** START Supplied entries **

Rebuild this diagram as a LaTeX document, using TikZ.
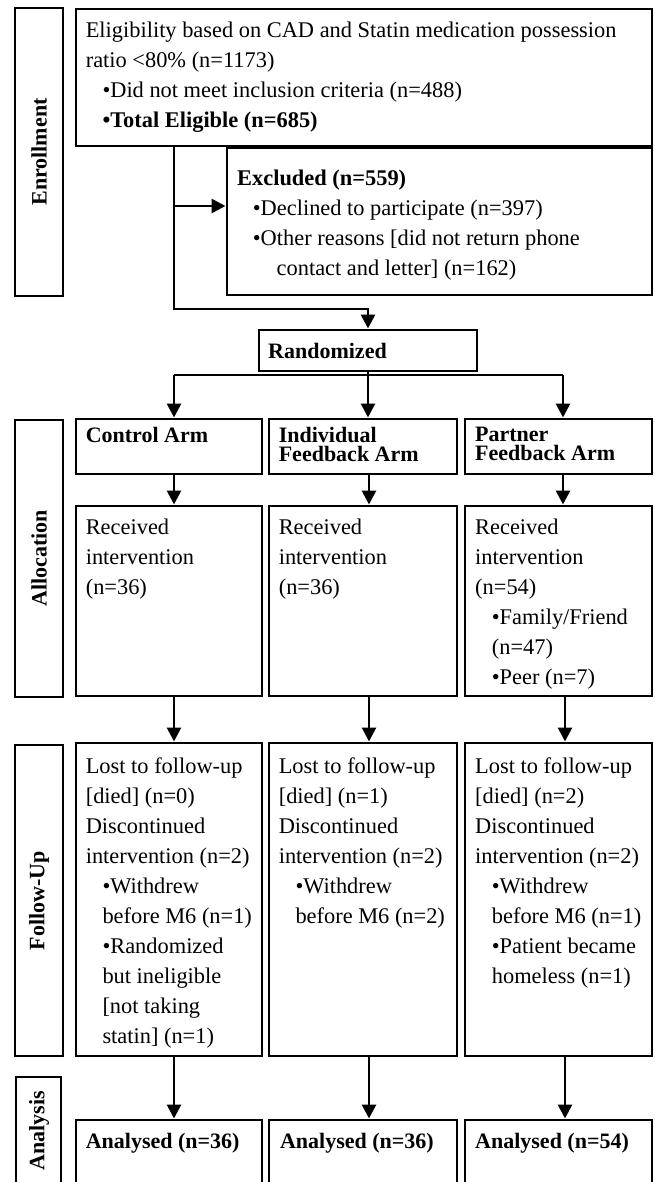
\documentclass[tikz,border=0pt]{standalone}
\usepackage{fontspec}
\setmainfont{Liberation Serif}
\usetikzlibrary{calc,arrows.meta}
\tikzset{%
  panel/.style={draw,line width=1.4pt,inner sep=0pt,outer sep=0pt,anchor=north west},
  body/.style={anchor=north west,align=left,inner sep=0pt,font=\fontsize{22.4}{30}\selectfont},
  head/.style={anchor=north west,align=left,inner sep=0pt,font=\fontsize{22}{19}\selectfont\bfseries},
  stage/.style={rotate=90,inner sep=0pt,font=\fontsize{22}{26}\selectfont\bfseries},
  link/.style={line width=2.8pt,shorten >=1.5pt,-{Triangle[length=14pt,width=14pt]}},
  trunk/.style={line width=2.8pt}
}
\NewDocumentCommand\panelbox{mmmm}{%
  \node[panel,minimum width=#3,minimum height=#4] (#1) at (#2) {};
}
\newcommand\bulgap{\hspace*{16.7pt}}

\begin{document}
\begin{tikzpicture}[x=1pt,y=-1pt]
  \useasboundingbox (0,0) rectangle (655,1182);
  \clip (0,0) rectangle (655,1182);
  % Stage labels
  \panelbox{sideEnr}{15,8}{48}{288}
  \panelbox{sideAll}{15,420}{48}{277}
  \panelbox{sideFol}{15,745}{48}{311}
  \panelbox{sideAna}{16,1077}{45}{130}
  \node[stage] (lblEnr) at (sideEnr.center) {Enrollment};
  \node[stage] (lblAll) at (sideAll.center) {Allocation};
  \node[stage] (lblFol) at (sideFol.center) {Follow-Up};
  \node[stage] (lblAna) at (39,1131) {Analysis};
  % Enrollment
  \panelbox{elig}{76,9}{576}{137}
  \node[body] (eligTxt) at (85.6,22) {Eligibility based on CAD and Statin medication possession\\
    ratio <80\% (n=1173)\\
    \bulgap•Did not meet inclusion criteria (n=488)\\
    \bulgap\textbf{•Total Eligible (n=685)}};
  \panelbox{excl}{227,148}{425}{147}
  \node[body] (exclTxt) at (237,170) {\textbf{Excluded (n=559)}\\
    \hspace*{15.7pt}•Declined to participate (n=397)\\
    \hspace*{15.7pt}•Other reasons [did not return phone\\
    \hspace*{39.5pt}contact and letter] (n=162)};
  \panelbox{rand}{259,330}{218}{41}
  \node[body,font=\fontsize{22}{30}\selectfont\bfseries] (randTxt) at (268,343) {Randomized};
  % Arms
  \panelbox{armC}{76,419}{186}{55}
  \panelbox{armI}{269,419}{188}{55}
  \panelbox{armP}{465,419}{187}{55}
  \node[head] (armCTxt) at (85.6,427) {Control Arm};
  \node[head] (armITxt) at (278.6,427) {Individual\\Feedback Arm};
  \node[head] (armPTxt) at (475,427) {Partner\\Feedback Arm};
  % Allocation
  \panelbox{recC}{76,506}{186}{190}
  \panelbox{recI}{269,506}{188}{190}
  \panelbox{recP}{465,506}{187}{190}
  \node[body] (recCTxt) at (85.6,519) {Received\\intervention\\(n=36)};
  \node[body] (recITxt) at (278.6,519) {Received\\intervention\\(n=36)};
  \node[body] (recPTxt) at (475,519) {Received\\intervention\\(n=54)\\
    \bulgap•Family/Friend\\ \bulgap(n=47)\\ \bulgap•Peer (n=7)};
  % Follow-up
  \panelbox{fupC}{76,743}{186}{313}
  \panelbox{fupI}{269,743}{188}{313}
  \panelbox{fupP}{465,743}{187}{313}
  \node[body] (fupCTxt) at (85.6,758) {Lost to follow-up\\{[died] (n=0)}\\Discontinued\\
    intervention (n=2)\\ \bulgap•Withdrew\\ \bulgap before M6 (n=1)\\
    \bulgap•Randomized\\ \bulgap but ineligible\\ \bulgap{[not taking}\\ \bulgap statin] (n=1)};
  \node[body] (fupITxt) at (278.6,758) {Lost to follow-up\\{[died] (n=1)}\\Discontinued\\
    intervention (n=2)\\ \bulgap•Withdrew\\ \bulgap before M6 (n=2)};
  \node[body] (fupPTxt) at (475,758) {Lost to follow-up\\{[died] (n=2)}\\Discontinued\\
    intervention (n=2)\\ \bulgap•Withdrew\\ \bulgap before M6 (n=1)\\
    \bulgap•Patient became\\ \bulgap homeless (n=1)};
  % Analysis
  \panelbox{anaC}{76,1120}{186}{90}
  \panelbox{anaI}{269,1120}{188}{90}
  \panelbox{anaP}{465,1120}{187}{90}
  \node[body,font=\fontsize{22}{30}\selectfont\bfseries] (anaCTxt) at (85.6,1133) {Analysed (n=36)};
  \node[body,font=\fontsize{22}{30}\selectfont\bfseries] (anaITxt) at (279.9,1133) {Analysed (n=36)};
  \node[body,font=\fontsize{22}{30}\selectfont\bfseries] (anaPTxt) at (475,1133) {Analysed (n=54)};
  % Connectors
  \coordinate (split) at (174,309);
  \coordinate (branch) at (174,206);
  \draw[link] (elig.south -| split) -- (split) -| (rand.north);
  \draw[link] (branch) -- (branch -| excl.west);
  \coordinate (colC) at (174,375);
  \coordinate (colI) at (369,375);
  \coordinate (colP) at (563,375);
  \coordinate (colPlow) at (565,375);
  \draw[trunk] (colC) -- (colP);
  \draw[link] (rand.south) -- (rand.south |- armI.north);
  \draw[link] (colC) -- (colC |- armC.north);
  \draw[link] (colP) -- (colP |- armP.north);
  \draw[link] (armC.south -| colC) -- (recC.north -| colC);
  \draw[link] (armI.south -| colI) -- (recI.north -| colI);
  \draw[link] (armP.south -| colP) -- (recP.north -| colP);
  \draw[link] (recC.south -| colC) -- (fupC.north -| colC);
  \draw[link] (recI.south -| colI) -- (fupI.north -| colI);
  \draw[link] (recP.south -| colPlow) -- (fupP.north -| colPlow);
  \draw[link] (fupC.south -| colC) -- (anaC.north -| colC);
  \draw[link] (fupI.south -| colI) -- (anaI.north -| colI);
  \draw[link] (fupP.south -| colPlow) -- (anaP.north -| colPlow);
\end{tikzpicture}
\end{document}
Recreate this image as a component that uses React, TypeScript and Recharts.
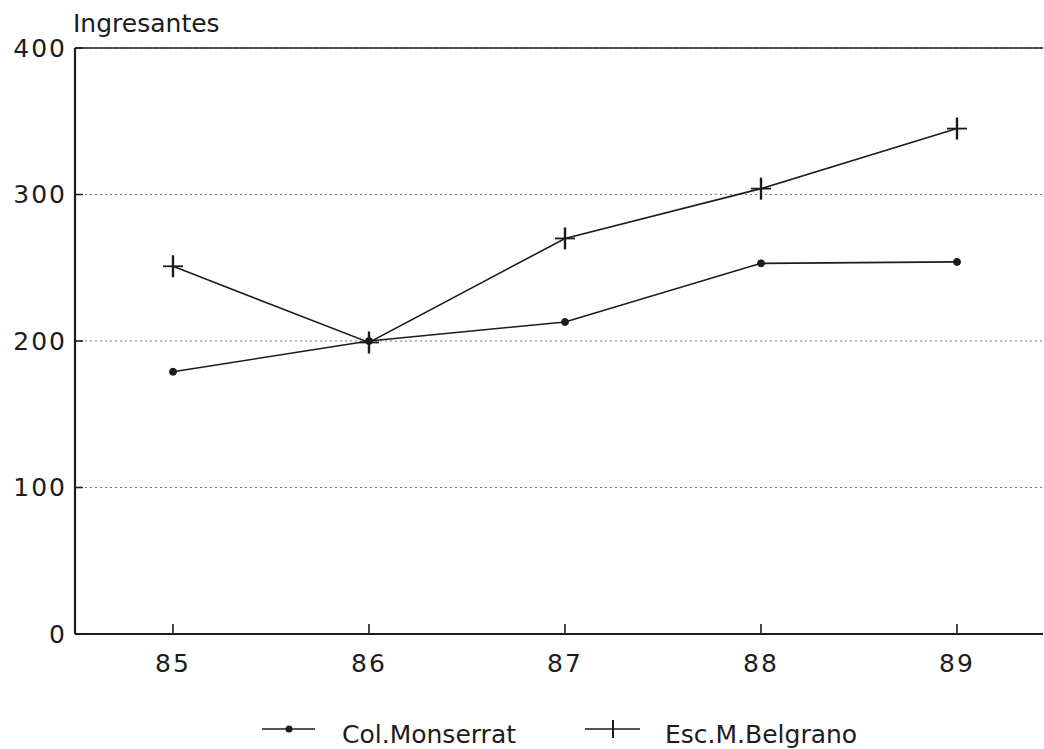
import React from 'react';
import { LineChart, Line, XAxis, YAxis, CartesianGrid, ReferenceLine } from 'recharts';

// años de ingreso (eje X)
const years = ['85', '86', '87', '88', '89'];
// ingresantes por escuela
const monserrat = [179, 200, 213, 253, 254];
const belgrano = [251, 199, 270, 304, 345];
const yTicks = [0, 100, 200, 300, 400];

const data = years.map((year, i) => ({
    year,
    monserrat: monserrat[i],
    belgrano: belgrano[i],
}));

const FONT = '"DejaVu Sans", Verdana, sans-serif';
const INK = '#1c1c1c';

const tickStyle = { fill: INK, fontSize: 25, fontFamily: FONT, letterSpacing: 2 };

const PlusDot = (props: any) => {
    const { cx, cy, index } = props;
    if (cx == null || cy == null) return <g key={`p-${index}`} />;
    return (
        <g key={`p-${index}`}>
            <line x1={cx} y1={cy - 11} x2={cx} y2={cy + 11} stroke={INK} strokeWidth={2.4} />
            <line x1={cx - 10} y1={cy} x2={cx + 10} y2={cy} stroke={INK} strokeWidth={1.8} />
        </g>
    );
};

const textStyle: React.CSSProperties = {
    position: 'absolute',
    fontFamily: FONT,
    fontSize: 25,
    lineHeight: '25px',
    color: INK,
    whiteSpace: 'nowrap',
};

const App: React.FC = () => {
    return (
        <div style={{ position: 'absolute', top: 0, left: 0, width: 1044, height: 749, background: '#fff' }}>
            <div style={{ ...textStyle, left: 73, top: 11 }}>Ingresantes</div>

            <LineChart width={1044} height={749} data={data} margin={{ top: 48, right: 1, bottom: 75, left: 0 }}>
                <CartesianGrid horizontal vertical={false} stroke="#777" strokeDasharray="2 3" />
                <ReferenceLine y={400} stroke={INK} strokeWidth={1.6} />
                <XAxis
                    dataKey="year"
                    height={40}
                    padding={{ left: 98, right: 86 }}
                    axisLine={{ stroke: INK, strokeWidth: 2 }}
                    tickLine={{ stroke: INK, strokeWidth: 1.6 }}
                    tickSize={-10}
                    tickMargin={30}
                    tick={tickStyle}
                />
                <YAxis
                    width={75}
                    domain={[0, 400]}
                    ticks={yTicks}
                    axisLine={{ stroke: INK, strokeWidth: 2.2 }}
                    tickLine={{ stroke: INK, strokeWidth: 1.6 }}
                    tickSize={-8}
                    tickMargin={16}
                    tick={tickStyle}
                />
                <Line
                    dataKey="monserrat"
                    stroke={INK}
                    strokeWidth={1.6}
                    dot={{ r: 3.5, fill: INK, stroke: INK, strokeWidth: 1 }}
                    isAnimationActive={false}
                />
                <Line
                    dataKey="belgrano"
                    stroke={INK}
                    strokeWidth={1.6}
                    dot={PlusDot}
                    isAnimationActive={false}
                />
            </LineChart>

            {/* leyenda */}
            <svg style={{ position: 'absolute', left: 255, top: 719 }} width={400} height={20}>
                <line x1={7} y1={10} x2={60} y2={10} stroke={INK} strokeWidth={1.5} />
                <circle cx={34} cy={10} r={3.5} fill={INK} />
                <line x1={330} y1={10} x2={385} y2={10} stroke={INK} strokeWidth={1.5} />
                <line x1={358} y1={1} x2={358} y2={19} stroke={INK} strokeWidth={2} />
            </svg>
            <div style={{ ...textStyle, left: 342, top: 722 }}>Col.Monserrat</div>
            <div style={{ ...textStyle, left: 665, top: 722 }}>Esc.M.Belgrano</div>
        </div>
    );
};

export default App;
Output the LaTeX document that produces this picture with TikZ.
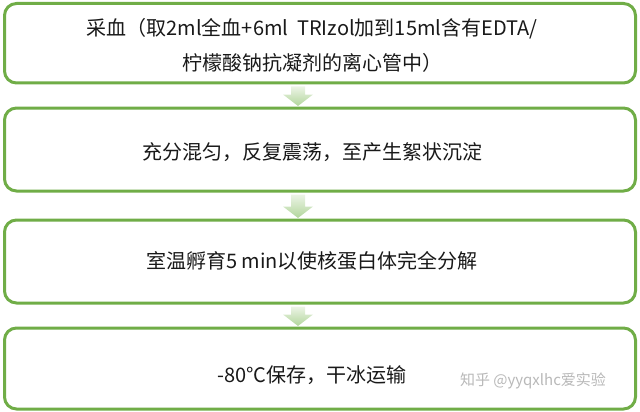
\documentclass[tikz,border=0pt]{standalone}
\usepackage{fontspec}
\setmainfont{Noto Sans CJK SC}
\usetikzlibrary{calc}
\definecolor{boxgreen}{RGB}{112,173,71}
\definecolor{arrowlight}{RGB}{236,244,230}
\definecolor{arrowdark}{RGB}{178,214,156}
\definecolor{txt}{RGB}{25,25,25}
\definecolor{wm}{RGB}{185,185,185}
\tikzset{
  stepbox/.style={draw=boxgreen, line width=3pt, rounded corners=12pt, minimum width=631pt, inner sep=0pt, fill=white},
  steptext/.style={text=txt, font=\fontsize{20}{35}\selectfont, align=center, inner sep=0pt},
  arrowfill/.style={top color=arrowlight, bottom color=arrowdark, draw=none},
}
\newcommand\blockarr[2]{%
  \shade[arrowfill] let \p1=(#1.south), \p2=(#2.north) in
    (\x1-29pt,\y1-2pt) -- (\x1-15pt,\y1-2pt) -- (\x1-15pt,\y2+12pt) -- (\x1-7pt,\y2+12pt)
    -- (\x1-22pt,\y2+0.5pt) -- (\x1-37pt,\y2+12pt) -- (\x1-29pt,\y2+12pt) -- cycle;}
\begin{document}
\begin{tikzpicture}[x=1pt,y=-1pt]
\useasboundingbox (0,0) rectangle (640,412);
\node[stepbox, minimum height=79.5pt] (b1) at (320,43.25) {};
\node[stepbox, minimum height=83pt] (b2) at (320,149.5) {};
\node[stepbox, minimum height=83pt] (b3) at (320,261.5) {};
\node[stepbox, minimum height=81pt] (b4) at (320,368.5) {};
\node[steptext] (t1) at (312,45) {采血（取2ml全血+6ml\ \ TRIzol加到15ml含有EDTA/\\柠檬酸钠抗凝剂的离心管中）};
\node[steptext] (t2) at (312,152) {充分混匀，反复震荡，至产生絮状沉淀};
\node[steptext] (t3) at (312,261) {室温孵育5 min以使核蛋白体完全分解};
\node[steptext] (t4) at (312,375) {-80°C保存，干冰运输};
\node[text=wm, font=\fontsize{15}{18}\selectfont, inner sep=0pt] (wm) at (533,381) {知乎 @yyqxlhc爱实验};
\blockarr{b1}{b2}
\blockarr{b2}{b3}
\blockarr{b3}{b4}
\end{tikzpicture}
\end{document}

** END Supplied entries **

* Challenge
Reproduce exactly the lines from the one with "Output the LaTeX" to the bottom of the listing, both ends included, and nothing else. Skip the pictures.

* Response
Output the LaTeX document that produces this picture with TikZ.
\documentclass[tikz,border=0pt]{standalone}
\usepackage{fontspec}
\setmainfont{Noto Sans CJK SC}
\usetikzlibrary{calc}
\definecolor{boxgreen}{RGB}{112,173,71}
\definecolor{arrowlight}{RGB}{236,244,230}
\definecolor{arrowdark}{RGB}{178,214,156}
\definecolor{txt}{RGB}{25,25,25}
\definecolor{wm}{RGB}{185,185,185}
\tikzset{
  stepbox/.style={draw=boxgreen, line width=3pt, rounded corners=12pt, minimum width=631pt, inner sep=0pt, fill=white},
  steptext/.style={text=txt, font=\fontsize{20}{35}\selectfont, align=center, inner sep=0pt},
  arrowfill/.style={top color=arrowlight, bottom color=arrowdark, draw=none},
}
\newcommand\blockarr[2]{%
  \shade[arrowfill] let \p1=(#1.south), \p2=(#2.north) in
    (\x1-29pt,\y1-2pt) -- (\x1-15pt,\y1-2pt) -- (\x1-15pt,\y2+12pt) -- (\x1-7pt,\y2+12pt)
    -- (\x1-22pt,\y2+0.5pt) -- (\x1-37pt,\y2+12pt) -- (\x1-29pt,\y2+12pt) -- cycle;}
\begin{document}
\begin{tikzpicture}[x=1pt,y=-1pt]
\useasboundingbox (0,0) rectangle (640,412);
\node[stepbox, minimum height=79.5pt] (b1) at (320,43.25) {};
\node[stepbox, minimum height=83pt] (b2) at (320,149.5) {};
\node[stepbox, minimum height=83pt] (b3) at (320,261.5) {};
\node[stepbox, minimum height=81pt] (b4) at (320,368.5) {};
\node[steptext] (t1) at (312,45) {采血（取2ml全血+6ml\ \ TRIzol加到15ml含有EDTA/\\柠檬酸钠抗凝剂的离心管中）};
\node[steptext] (t2) at (312,152) {充分混匀，反复震荡，至产生絮状沉淀};
\node[steptext] (t3) at (312,261) {室温孵育5 min以使核蛋白体完全分解};
\node[steptext] (t4) at (312,375) {-80°C保存，干冰运输};
\node[text=wm, font=\fontsize{15}{18}\selectfont, inner sep=0pt] (wm) at (533,381) {知乎 @yyqxlhc爱实验};
\blockarr{b1}{b2}
\blockarr{b2}{b3}
\blockarr{b3}{b4}
\end{tikzpicture}
\end{document}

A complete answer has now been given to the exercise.